牧師は、「天皇代替わり」儀式は国家神道を中心とする宗教儀式であり、これを「国事行為」や「公的行為」として行い、即位儀式に多額の税金が使われることは政教分離違反であると訴えた。今も日常の中に、天皇制や神道儀式が伝統や文化という装いで入り込んでいる。これに疑問を持ち抗議していく中から、天皇制による支配という大きな流れに抗する力を私たちは身につける必要があると話された。
 私は、重度障害者や在日朝鮮人との出会いによって、差別の問題やアジア民衆に対する自らの戦争責任を感じとってきた。それは、同時に天皇の戦争責任を考える契機にもなった。特に、仲間と一緒に学んだのは天皇制の暴力的本質だ。アジア民衆に対する数々の侵略行為と植民地支配は、天皇の名のもとに徹底的に推し進められた。また国体(天皇そのもの)を守るために敗戦を遅らせたが故に、沖縄戦や本土空襲や広島・長崎への原爆投下を招き、多くの民衆を死に追いやったことも分かった。
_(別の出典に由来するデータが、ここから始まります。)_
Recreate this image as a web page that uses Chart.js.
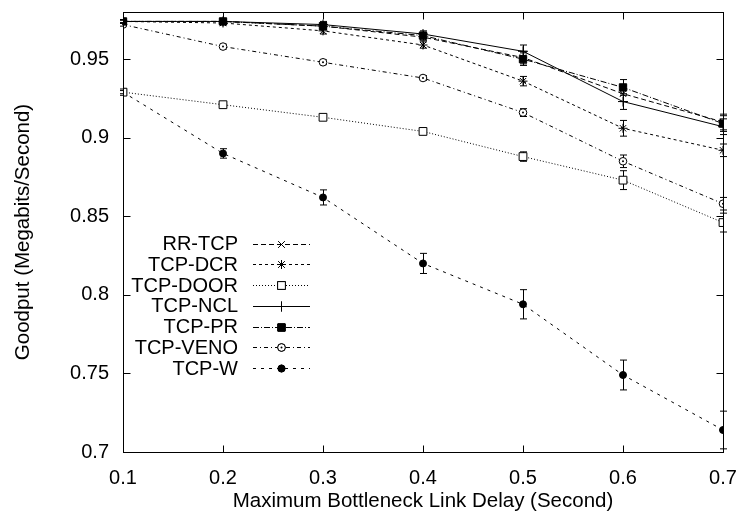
<!DOCTYPE html>
<html>
<head>
<meta charset="utf-8">
<script src="https://cdn.jsdelivr.net/npm/chart.js@4/dist/chart.umd.min.js"></script>
<style>
html,body{margin:0;padding:0;background:#fff;}
#wrap{width:744px;height:521px;position:relative;}
</style>
</head>
<body>
<div id="wrap"><canvas id="c" width="744" height="521"></canvas></div>
<script>
// ---- data ----
const delays = [0.1, 0.2, 0.3, 0.4, 0.5, 0.6, 0.7];
const xTicks = [0.1, 0.2, 0.3, 0.4, 0.5, 0.6, 0.7];
const yTicks = [0.7, 0.75, 0.8, 0.85, 0.9, 0.95];
const seriesNames = ['RR-TCP', 'TCP-DCR', 'TCP-DOOR', 'TCP-NCL', 'TCP-PR', 'TCP-VENO', 'TCP-W'];

const rrTcp   = [0.974, 0.974, 0.971, 0.964, 0.951, 0.928, 0.910];
const tcpDcr  = [0.974, 0.973, 0.968, 0.959, 0.936, 0.906, 0.892];
const tcpDoor = [0.929, 0.921, 0.913, 0.904, 0.888, 0.873, 0.846];
const tcpNcl  = [0.974, 0.974, 0.972, 0.966, 0.955, 0.923, 0.907];
const tcpPr   = [0.974, 0.974, 0.971, 0.965, 0.950, 0.932, 0.909];
const tcpVeno = [0.972, 0.958, 0.948, 0.938, 0.916, 0.885, 0.858];
const tcpW    = [0.929, 0.890, 0.862, 0.820, 0.794, 0.749, 0.714];

// error-bar half widths
const errRr   = [0.001, 0.001, 0.002, 0.002, 0.004, 0.005, 0.005];
const errDcr  = [0.001, 0.001, 0.002, 0.002, 0.003, 0.005, 0.004];
const errDoor = [0.001, 0.0015, 0.0015, 0.0015, 0.003, 0.006, 0.006];
const errNcl  = [0.001, 0.001, 0.002, 0.002, 0.004, 0.005, 0.005];
const errPr   = [0.001, 0.001, 0.002, 0.002, 0.004, 0.005, 0.005];
const errVeno = [0.001, 0.0015, 0.0015, 0.0015, 0.0025, 0.004, 0.004];
const errW    = [0.002, 0.003, 0.0048, 0.0064, 0.0093, 0.0095, 0.012];

const allValues = [rrTcp, tcpDcr, tcpDoor, tcpNcl, tcpPr, tcpVeno, tcpW];
const allErrors = [errRr, errDcr, errDoor, errNcl, errPr, errVeno, errW];

// ---- styles ----
const FONT = 'Liberation Sans, Arial, Helvetica, sans-serif';
const styles = [
  {dash: [5, 3],        point: 'crossRot', r: 4.5, fill: '#000', dot: false},
  {dash: [3, 3],        point: 'star',     r: 4.5, fill: '#000', dot: false},
  {dash: [1, 2],        point: 'rect',     r: 5.5, fill: '#fff', dot: false},
  {dash: [],            point: 'cross',    r: 5,   fill: '#000', dot: false},
  {dash: [6, 2, 1, 2],  point: 'rect',     r: 5.2, fill: '#000', dot: false},
  {dash: [4, 3, 1, 3],  point: 'circle',   r: 3.8, fill: '#fff', dot: true},
  {dash: [3, 5],        point: 'circle',   r: 3.5, fill: '#000', dot: false}
];

const datasets = seriesNames.map((name, i) => ({
  label: name,
  data: delays.map((d, j) => ({x: d, y: allValues[i][j]})),
  borderColor: '#000',
  borderWidth: 1,
  borderDash: styles[i].dash,
  pointStyle: styles[i].point,
  pointRadius: styles[i].r,
  pointBorderWidth: 1,
  pointBorderColor: '#000',
  pointBackgroundColor: styles[i].fill,
  fill: false,
  tension: 0
}));

const errorBarPlugin = {
  id: 'errorBars',
  beforeDatasetsDraw(chart) {
    const ctx = chart.ctx, xs = chart.scales.x, ys = chart.scales.y;
    ctx.save();
    ctx.strokeStyle = '#000';
    ctx.lineWidth = 1;
    ctx.setLineDash([]);
    allValues.forEach((vals, i) => {
      vals.forEach((v, j) => {
        const e = allErrors[i][j];
        const px = Math.round(xs.getPixelForValue(delays[j])) + 0.5;
        const yt = ys.getPixelForValue(v + e);
        const yb = ys.getPixelForValue(v - e);
        ctx.beginPath();
        ctx.moveTo(px, yt); ctx.lineTo(px, yb);
        ctx.moveTo(px - 3.5, yt); ctx.lineTo(px + 3.5, yt);
        ctx.moveTo(px - 3.5, yb); ctx.lineTo(px + 3.5, yb);
        ctx.stroke();
      });
    });
    ctx.restore();
  },
  afterDatasetsDraw(chart) {
    // centre dots of gnuplot-style open circles
    const ctx = chart.ctx;
    ctx.save();
    ctx.fillStyle = '#000';
    chart.data.datasets.forEach((ds, i) => {
      if (!styles[i].dot) return;
      chart.getDatasetMeta(i).data.forEach(pt => {
        ctx.beginPath();
        ctx.arc(pt.x, pt.y, 1, 0, Math.PI * 2);
        ctx.fill();
      });
    });
    ctx.restore();
  }
};

const framePlugin = {
  id: 'frame',
  afterDraw(chart) {
    const ctx = chart.ctx, a = chart.chartArea, xs = chart.scales.x, ys = chart.scales.y;
    ctx.save();
    ctx.strokeStyle = '#000';
    ctx.lineWidth = 1;
    ctx.setLineDash([]);
    const L = Math.round(a.left) + 0.5, R = Math.round(a.right) + 0.5;
    const T = Math.round(a.top) + 0.5, B = Math.round(a.bottom) + 0.5;
    ctx.strokeRect(L, T, R - L, B - T);
    const tl = 7;
    ctx.beginPath();
    xTicks.forEach(v => {
      const px = Math.round(xs.getPixelForValue(v)) + 0.5;
      ctx.moveTo(px, B); ctx.lineTo(px, B - tl);
      ctx.moveTo(px, T); ctx.lineTo(px, T + tl);
    });
    yTicks.forEach(v => {
      const py = Math.round(ys.getPixelForValue(v)) + 0.5;
      ctx.moveTo(L, py); ctx.lineTo(L + tl, py);
      ctx.moveTo(R, py); ctx.lineTo(R - tl, py);
    });
    ctx.stroke();

    // legend (gnuplot style: right-aligned text, sample to the right)
    const textRight = 238, sx0 = 253, sx1 = 310, sxm = 281.5;
    const row0 = 243.5, rowH = 20.75;
    ctx.font = '20px ' + FONT;
    ctx.textAlign = 'right';
    ctx.textBaseline = 'middle';
    ctx.fillStyle = '#000';
    chart.data.datasets.forEach((ds, i) => {
      const y = row0 + i * rowH;
      ctx.fillText(ds.label, textRight, y + 1);
      const yy = Math.round(y) + 0.5;
      ctx.setLineDash(ds.borderDash);
      ctx.beginPath();
      ctx.moveTo(sx0, yy); ctx.lineTo(sx1, yy);
      ctx.stroke();
      ctx.setLineDash([]);
      Chart.helpers.drawPoint(ctx, {
        pointStyle: ds.pointStyle, radius: ds.pointRadius, borderWidth: 1, rotation: 0
      }, sxm, yy);
      ctx.fillStyle = ds.pointBackgroundColor;
      ctx.fill();
      ctx.stroke();
      ctx.fillStyle = '#000';
      if (styles[i].dot) {
        ctx.beginPath();
        ctx.arc(sxm, yy, 1, 0, Math.PI * 2);
        ctx.fill();
      }
    });
    ctx.restore();
  }
};

new Chart(document.getElementById('c'), {
  type: 'line',
  data: {datasets},
  plugins: [errorBarPlugin, framePlugin],
  options: {
    responsive: false,
    animation: false,
    devicePixelRatio: 1,
    layout: {padding: {top: 12, right: 21, left: 0, bottom: 0}},
    plugins: {legend: {display: false}, tooltip: {enabled: false}},
    scales: {
      x: {
        type: 'linear',
        min: 0.1, max: 0.7,
        afterBuildTicks(s) { s.ticks = xTicks.map(v => ({value: v})); },
        afterFit(s) { s.height = 69; s.paddingLeft = 0; s.paddingRight = 0; },
        grid: {display: false, drawTicks: false},
        border: {display: false},
        ticks: {
          color: '#000', padding: 16,
          font: {family: FONT, size: 20, lineHeight: 1},
          maxRotation: 0,
          callback: v => String(Math.round(v * 100) / 100)
        },
        title: {
          display: true, text: 'Maximum Bottleneck Link Delay (Second)',
          color: '#000', font: {family: FONT, size: 20.5, lineHeight: 1.2},
          padding: {top: 0, bottom: 7}
        }
      },
      y: {
        type: 'linear',
        min: 0.7, max: 0.98,
        afterBuildTicks(s) { s.ticks = yTicks.map(v => ({value: v})); },
        afterFit(s) { s.width = 123; s.paddingTop = 0; s.paddingBottom = 0; },
        grid: {display: false, drawTicks: false},
        border: {display: false},
        ticks: {
          color: '#000', padding: 14,
          font: {family: FONT, size: 20, lineHeight: 1},
          callback: v => String(Math.round(v * 100) / 100)
        },
        title: {
          display: true, text: 'Goodput (Megabits/Second)',
          color: '#000', font: {family: FONT, size: 20.5, lineHeight: 1.2},
          padding: {top: 11, bottom: 0}
        }
      }
    }
  }
});
</script>
</body>
</html>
 牧師の所属する教会は県内の平和団体とともに、山口県知事が護国神社の「慰霊大祭」(例大祭)に公務として公用車を使って出席(参列)していることに抗議している。牧師は護国神社とは、招魂社がその前身であり、政府側、すなわち天皇側の戦没者を英霊として祀り顕彰し、国家の戦争責任を回避する装置であると話された。それは単に、過去をねつ造するのみならず、未来をつくり出してもいること、その歴史観(世界観)とは、犠牲を是とするものであること、その犠牲を選定し、正当化し、献身させるために必要なのが天皇制(天皇教)であることを指摘した。
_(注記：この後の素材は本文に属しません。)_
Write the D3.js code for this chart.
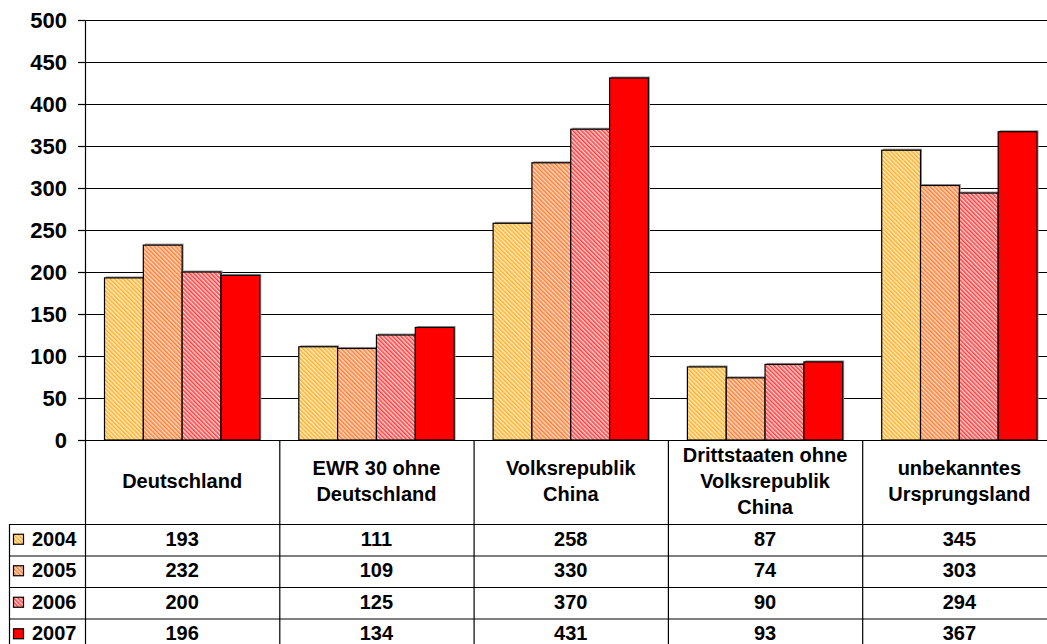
<!DOCTYPE html>
<html>
<head>
<meta charset="utf-8">
<script src="https://cdn.jsdelivr.net/npm/d3@7"></script>
<style>
  html, body { margin: 0; padding: 0; background: #fff; }
  svg { display: block; font-family: "Liberation Sans", Arial, sans-serif; font-weight: bold; }
</style>
</head>
<body>
<svg id="chart" width="1047" height="644"></svg>
<script>
// Kategorien (Ursprungsländer), mehrzeilig für die Tabellenköpfe
const categories = [
  ["Deutschland"],
  ["EWR 30 ohne", "Deutschland"],
  ["Volksrepublik", "China"],
  ["Drittstaaten ohne", "Volksrepublik", "China"],
  ["unbekanntes", "Ursprungsland"]
];
const years = ["2004", "2005", "2006", "2007"];
const values2004 = [193, 111, 258, 87, 345];
const values2005 = [232, 109, 330, 74, 303];
const values2006 = [200, 125, 370, 90, 294];
const values2007 = [196, 134, 431, 93, 367];
const yTicks = [0, 50, 100, 150, 200, 250, 300, 350, 400, 450, 500];

const series = [values2004, values2005, values2006, values2007];
const catKeys = categories.map(c => c.join(" "));

// Füllungen: drei fein schraffierte Muster und ein volles Rot
const fills = [
  { stripe: "#FFAE2A", bg: "#FFEDC2" },
  { stripe: "#FF7C30", bg: "#FFDCC8" },
  { stripe: "#FF3A3A", bg: "#FFD4D4" },
  { solid: "#FF0000" }
];

const svg = d3.select("#chart");
const W = 1047;

const left = 85, band = 194.3;
const yTop = 20, yBottom = 440;

const x0 = d3.scaleBand().domain(catKeys).range([left, left + band * categories.length]).padding(0);
const x1 = d3.scaleBand().domain(years).range([19.5, band - 19.5]).padding(0);
const y = d3.scaleLinear().domain([0, 500]).range([yBottom, yTop]);

const defs = svg.append("defs");
fills.forEach((f, i) => {
  if (f.solid) return;
  const p = defs.append("pattern")
    .attr("id", "hatch" + i)
    .attr("patternUnits", "userSpaceOnUse")
    .attr("width", 3).attr("height", 3)
    .attr("patternTransform", "rotate(-45)");
  p.append("rect").attr("width", 3).attr("height", 3).attr("fill", f.bg);
  p.append("rect").attr("width", 1.5).attr("height", 3).attr("fill", f.stripe);
});
const fillOf = i => fills[i].solid ? fills[i].solid : `url(#hatch${i})`;

// Y-Achse mit Teilstrichen
const yAxis = d3.axisLeft(y).tickValues(yTicks).tickSize(7).tickPadding(11);
const gy = svg.append("g").attr("transform", `translate(${left},0)`).call(yAxis);
gy.select(".domain").attr("stroke", "#000").attr("stroke-width", 1.2);
gy.selectAll(".tick line").attr("stroke", "#000").attr("stroke-width", 1.2);
gy.selectAll(".tick text")
  .attr("fill", "#000")
  .style("font-size", "22px")
  .style("font-weight", "bold")
  .style("font-family", '"Liberation Sans", Arial, sans-serif');

// Gitterlinien
svg.append("g").selectAll("line")
  .data(yTicks.filter(t => t > 0))
  .join("line")
  .attr("x1", left).attr("x2", W)
  .attr("y1", d => Math.round(y(d)) + 0.5).attr("y2", d => Math.round(y(d)) + 0.5)
  .attr("stroke", "#000").attr("stroke-width", 1.2);

// Balken (mit leichtem Schatten)
const gBars = svg.append("g");
categories.forEach((c, ci) => {
  years.forEach((yr, si) => {
    const v = series[si][ci];
    const bx = x0(catKeys[ci]) + x1(yr);
    gBars.append("rect")
      .attr("x", bx + 1.5).attr("y", y(v) - 1.5)
      .attr("width", x1.bandwidth()).attr("height", yBottom - y(v) + 1.5)
      .attr("fill", "#9a9a9a");
  });
});
categories.forEach((c, ci) => {
  years.forEach((yr, si) => {
    const v = series[si][ci];
    const bx = x0(catKeys[ci]) + x1(yr);
    gBars.append("rect")
      .attr("x", bx).attr("y", y(v))
      .attr("width", x1.bandwidth()).attr("height", yBottom - y(v))
      .attr("fill", fillOf(si))
      .attr("stroke", "#000").attr("stroke-width", 1.2);
  });
});

// Nulllinie
svg.append("line")
  .attr("x1", left - 7).attr("x2", W)
  .attr("y1", yBottom + 0.5).attr("y2", yBottom + 0.5)
  .attr("stroke", "#000").attr("stroke-width", 1.2);

// Datentabelle
const headerBottom = 524;
const rowH = 31.5;
const tableLeft = 9;
const rowTops = years.map((_, i) => headerBottom + i * rowH);
const tableBottom = headerBottom + years.length * rowH;

const gT = svg.append("g");
// Spaltentrenner
d3.range(categories.length + 1).forEach(i => {
  const xx = left + i * band;
  gT.append("line")
    .attr("x1", xx + 0.5).attr("x2", xx + 0.5)
    .attr("y1", yBottom).attr("y2", tableBottom)
    .attr("stroke", "#000").attr("stroke-width", 1.2);
});
gT.append("line")
  .attr("x1", tableLeft + 0.5).attr("x2", tableLeft + 0.5)
  .attr("y1", headerBottom).attr("y2", tableBottom)
  .attr("stroke", "#000").attr("stroke-width", 1.2);
// Zeilenlinien
rowTops.concat([tableBottom]).forEach(ry => {
  gT.append("line")
    .attr("x1", tableLeft).attr("x2", W)
    .attr("y1", ry + 0.5).attr("y2", ry + 0.5)
    .attr("stroke", "#000").attr("stroke-width", 1.2);
});

// Kopfzeilen
const headerMid = 488;
categories.forEach((lines, ci) => {
  const cx = x0(catKeys[ci]) + band / 2;
  const first = headerMid - (lines.length - 1) * 13;
  const t = gT.append("text")
    .attr("text-anchor", "middle")
    .style("font-size", "20px")
    .attr("fill", "#000");
  lines.forEach((ln, li) => {
    t.append("tspan").attr("x", cx).attr("y", first + li * 26).text(ln);
  });
});

// Legende und Werte
years.forEach((yr, si) => {
  const top = rowTops[si];
  const mid = top + rowH / 2;
  gT.append("rect")
    .attr("x", 13.5).attr("y", mid - 5.5)
    .attr("width", 10).attr("height", 10)
    .attr("fill", fillOf(si))
    .attr("stroke", "#000").attr("stroke-width", 1.2);
  gT.append("text")
    .attr("x", 32).attr("y", mid + 6)
    .style("font-size", "20px")
    .attr("fill", "#000")
    .text(yr);
  categories.forEach((c, ci) => {
    gT.append("text")
      .attr("x", x0(catKeys[ci]) + band / 2)
      .attr("y", mid + 6)
      .attr("text-anchor", "middle")
      .style("font-size", "20px")
      .attr("fill", "#000")
      .text(series[si][ci]);
  });
});
</script>
</body>
</html>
 私は、この思想が侵略戦争への国家総動員体制を作り、天皇制に反対する人々を徹底的
に弾圧してきたと感じた。
 前回の「天皇代替わり」の時も、天皇制に反対する人々がでっち上げられ、一年以上にわたって獄中に捕らえられた。昨年より沖縄の辺野古新基地建設に反対し、アジア民衆との連帯運動を行っている労働組合の正当な組合活動に対して大規模な不当弾圧が続いている。これも天皇弾圧だと強く思った。そして、東京では「天皇代替わり」儀式のために全国から警察が集められ過剰警備が行われた。しかも天皇制に反対する平和的なデモで、逮捕者も出ている。天皇制との闘いを抜きに真の民主主義を勝ち取ることはできないと改めて思った。